** The task **
From the listing below, pull out every line where the string "this" appears.

** Data supplied **
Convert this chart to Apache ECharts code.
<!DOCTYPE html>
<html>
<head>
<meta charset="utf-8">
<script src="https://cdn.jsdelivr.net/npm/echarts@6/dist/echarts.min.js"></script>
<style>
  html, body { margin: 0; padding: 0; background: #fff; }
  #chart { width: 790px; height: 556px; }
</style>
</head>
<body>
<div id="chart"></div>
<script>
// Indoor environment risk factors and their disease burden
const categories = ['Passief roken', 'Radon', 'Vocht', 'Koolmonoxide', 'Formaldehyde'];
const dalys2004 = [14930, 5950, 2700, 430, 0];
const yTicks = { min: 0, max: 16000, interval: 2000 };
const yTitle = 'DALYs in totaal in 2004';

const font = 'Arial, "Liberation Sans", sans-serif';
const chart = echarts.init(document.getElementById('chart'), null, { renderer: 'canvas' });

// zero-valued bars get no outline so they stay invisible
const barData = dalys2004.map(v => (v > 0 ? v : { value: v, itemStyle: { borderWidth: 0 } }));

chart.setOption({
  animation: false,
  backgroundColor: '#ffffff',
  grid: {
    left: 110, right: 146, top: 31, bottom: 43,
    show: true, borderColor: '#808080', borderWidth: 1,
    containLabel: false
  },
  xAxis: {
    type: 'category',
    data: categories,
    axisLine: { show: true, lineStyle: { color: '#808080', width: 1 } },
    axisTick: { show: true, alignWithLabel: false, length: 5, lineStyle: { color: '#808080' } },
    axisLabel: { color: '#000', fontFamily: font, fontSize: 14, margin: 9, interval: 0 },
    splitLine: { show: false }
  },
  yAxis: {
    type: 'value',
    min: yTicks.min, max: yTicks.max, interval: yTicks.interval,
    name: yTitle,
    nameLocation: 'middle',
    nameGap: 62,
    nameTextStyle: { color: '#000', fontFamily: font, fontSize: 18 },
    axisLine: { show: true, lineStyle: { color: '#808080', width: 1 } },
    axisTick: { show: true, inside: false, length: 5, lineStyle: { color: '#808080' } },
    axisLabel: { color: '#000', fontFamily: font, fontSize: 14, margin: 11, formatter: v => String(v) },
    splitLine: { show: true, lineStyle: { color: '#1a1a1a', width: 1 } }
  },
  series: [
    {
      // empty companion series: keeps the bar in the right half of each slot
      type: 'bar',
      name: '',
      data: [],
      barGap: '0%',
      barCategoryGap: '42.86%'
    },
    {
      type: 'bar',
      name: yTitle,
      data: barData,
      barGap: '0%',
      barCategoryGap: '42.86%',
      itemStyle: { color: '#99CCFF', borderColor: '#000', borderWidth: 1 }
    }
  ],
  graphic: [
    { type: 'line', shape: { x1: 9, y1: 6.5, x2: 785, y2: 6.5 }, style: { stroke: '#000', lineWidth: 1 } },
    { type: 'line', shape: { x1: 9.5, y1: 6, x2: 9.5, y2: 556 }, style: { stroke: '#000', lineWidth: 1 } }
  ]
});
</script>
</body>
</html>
--
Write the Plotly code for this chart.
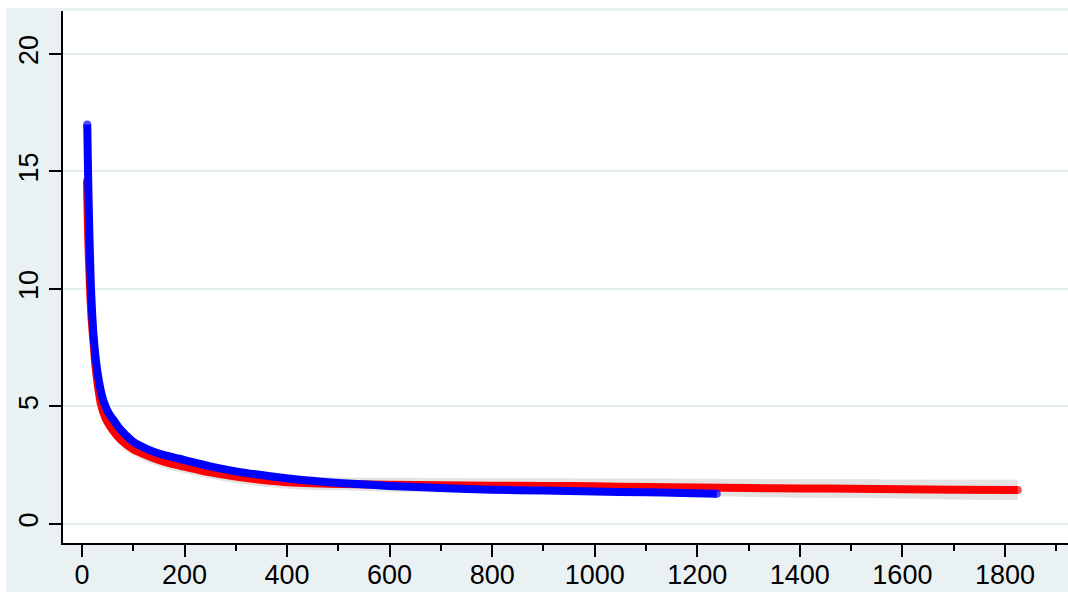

** Answer to the task **
Convert this chart to Apache ECharts code.
Write the Plotly code for this chart.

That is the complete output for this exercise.